Although not explicitly addressed in this fashion, we could assume B&GN’s Gaussian process model for areal effects could function as the implicit theory underlying Seržant’s skewing observation. But the authors actually face an unacknowledged dilemma in assessing Seržant’s hypothesis. The main explanatory factor in Seržant (2021) is a special contact situation between Slavic/Turkic/Uralic languages, but this is not coded in the data available to B&GN. In order to test whether the contact configuration is necessary, they would, in principle, have to build a model with and without the special contact configuration as a predictor.
They ignore the problem and conclude “[s]ince this area [the contact area between Slavic/Turkic/Uralic] is very large and reflects the absence of innovation, it can be taken as a default situation as opposed to the two hotbeds identified.” But this assertion is not directly related to Seržant’s theory since the contact configuration is excluded from consideration by not being coded in any of their models. B&GN assume that spatial relations by themselves can serve as proxies for all forms of contact (indeed, they do not have the data coded in such a way to do otherwise), an assumption which dismisses Seržant’s hypothesis at the onset rather than testing it. The main challenge here is how to actually measure and code the contact configuration so that we can see whether we need more than simply an East-West cline (and genealogy) to test Seržant’s theory. Another issue is, of course, how precisely Seržant’s latent theory about the East-West cline, against which he notices a skewed distribution, should be constructed in the first place.
In contrast to Seržant, the article by Shcherbakova et al. (2023) uses computational phylogenetic modeling. Such coevolutionary models are used to assess correlations between the presence or absence of certain grammatical markers across verbal and nominal domains over time in relation to a phylogenetic model. Their article is concerned with trade-offs between features, but the relationship between the theoretical claims and the results of their models are not fully articulated and are, in some cases, difficult to discern. First, the authors state that the motivation underlying a trade-off between two grammatical domains relates to redundancy and efficiency (e.g. “some grammatical categories are marked on nouns as well verbs”, Shcherbakova et al. 2023: 156). They mention two candidate trade-offs; (i) case marking on nouns and argument marking on the verb; (ii) case marking on nouns and tense on verbs. In both cases there are some conditions such that overlapping grammatical functions are encoded in both the nominal and verbal domain. However, in the last paragraph before data analysis they state they are searching for any correlations between any of the features in their data. One might argue that this fits into a broader theory concerning equi-complexity. However, in this case it is unclear why trade-offs between all grammatical features are not assessed.

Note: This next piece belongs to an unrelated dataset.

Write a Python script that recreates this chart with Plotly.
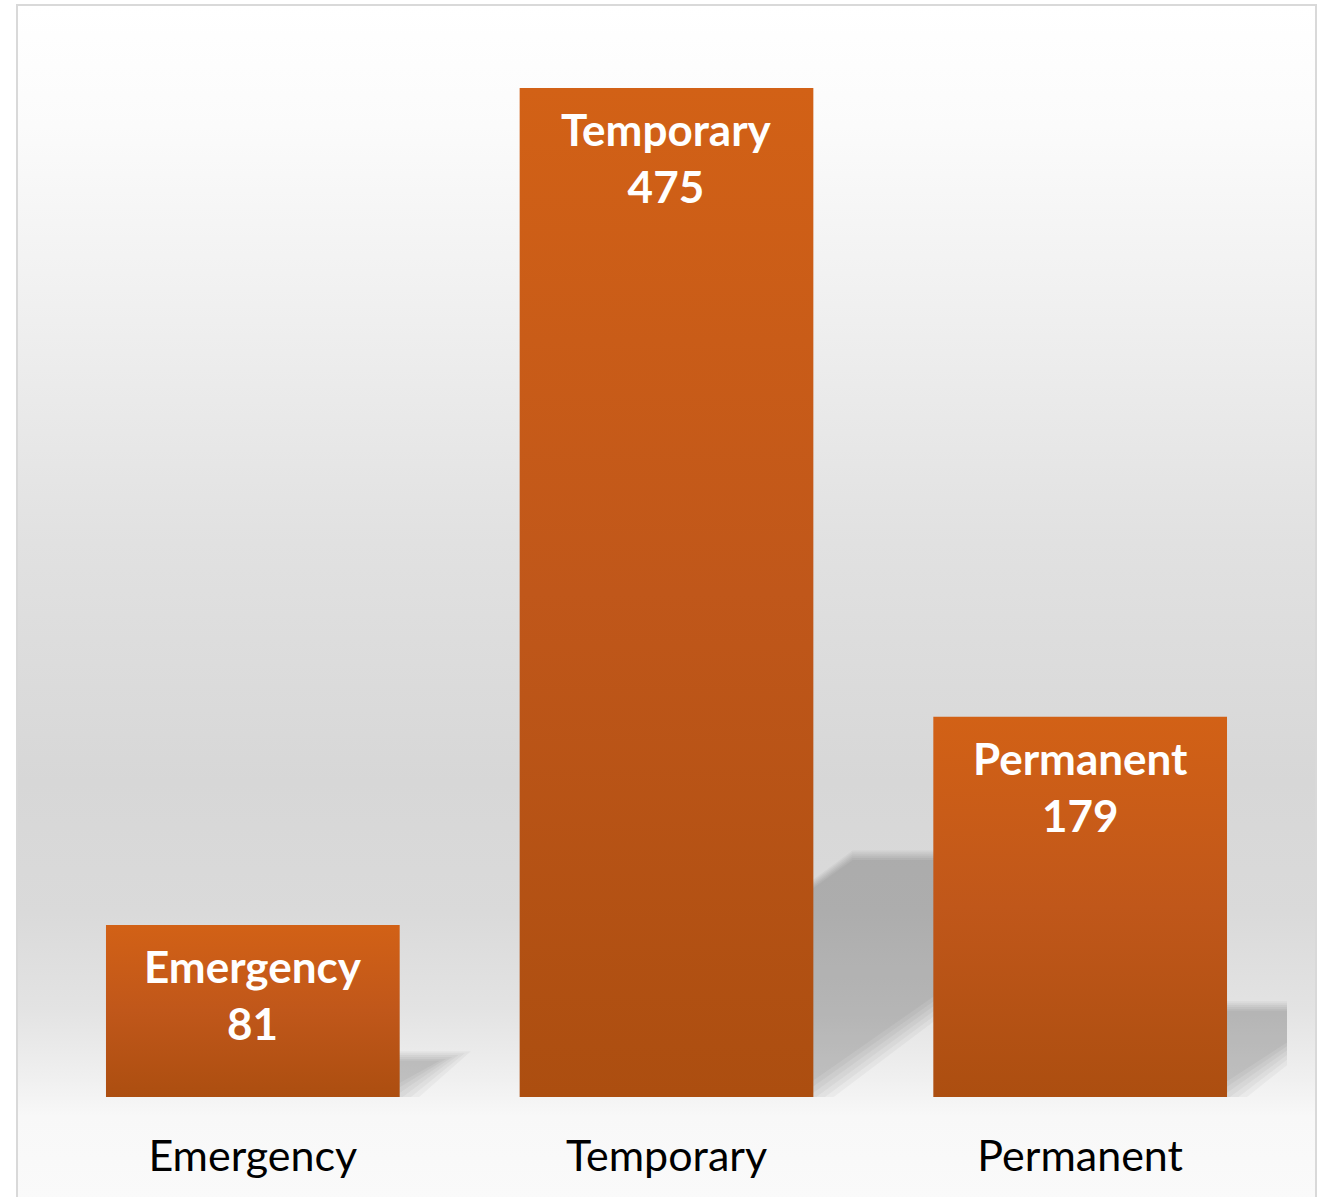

Shcherbakova et al. (2023) find evidence for a negative trade-off between verbal and nominal domains in Indo-European (IE), but evidence for the co-development (anti-trade-off) of features in Sino-Tibetan, and no general trend in Austronesian. In IE, the result is contingent on the tree adopted. No obvious explanation for the lineage-specific effects they find is apparent and they find no evidence for coevolution between nominal and verbal grammatical coding at a global level. One latent assumption that is made by the model is that there are no interactions or relationships between any of the grammatical features within nominal and verbal domains (e.g. it is assumed there is no diachronic relationship between grammatical expression of tense and aspect), an assumption which seems rather implausible given what we know about grammaticalization trajectories in these domains (e.g. Bybee et al. 1994). They then conduct pairwise comparisons between nominal and verbal grammatical categories.
In so doing they make another assumption that each pairwise comparison reflects a direct relationship between the variables uncontaminated by other (“lurking”) variables which could act as a common cause: it is assumed that none of the variables are confounds in the assessment of the relationship between any two correlated variables. They find positive and negative correlations between certain features, but theoretical explanations are not available. As such the analysis could (or should) be regarded as mostly exploratory.
B&GN perform a statistical reanalysis of Shcherbakova et al. (2023). Their results call into question the lineage-specific claim of Shcherbakova et al. (2023) because they find that the effect of genealogy generally disappears when spatial control is added in the model.[3]
In assessing the relationship between specific variables, they adopt a very different modeling strategy and include all the features in the model at once, justifying their approach as follows: “[b]y including all feature groups, the model has more information about how the different feature groups are associated with each other, and it can produce more reliable estimates”.
However, this claim slips in the assumption (without argument) that none of the variables included in their model function as colliders between other variables. A collider variable C for variables A and B is one where A and B independently cause C. For instance, the presence of grammatical tense (probabilistically) causes grammatical aspect marking and grammatical case (probabilistically) causes grammatical aspect marking (or the absence of it) cross-linguistically and over time. (tense → aspect ← case). However, in assessing whether there is a correlation between tense and case, adding aspect as a predictor, might result in a spurious correlation between these variables (see McElreath 2020: Chapter 6; Pearl 2009). B&GN’s no-collider assumption is not any better than Shcherbakova et al.’s (2023) assumption that there are no mediating variables. The point here is that statistical models can only be judged as better or worse in relation to a theoretical structure which maps out causal relations between variables. The problem is that the statistical assessments are being done without explicit reference to causal theories about the diachronic relationship between grammatical coding.
B&GN make an important contribution to linguistic typology by emphasizing the need for statistical tests of robustness. However, it is possible that their paper obscures a serious problem in typology. Typological theories may fail robustness tests not just because they are false or because we should be less certain about their veracity, but rather because they are weak theories, vulnerable to hidden assumptions. As such B&GN might undersell the importance of statistical model comparison in general, because it can provide us with important tools for highlighting the lack of clarity in our typological theories. We might agree on some general abstract idea but be completely misaligned concerning the details necessary to render our claims testable in a consistent manner.[4] Likewise, we might misunderstand the basis for our disagreements if we adopt different (hidden) assumptions. I would conclude by emphasizing the importance of developing explicit theories alongside methods for assessing the robustness of statistical effects (e.g. van Rooij and Baggio 2021).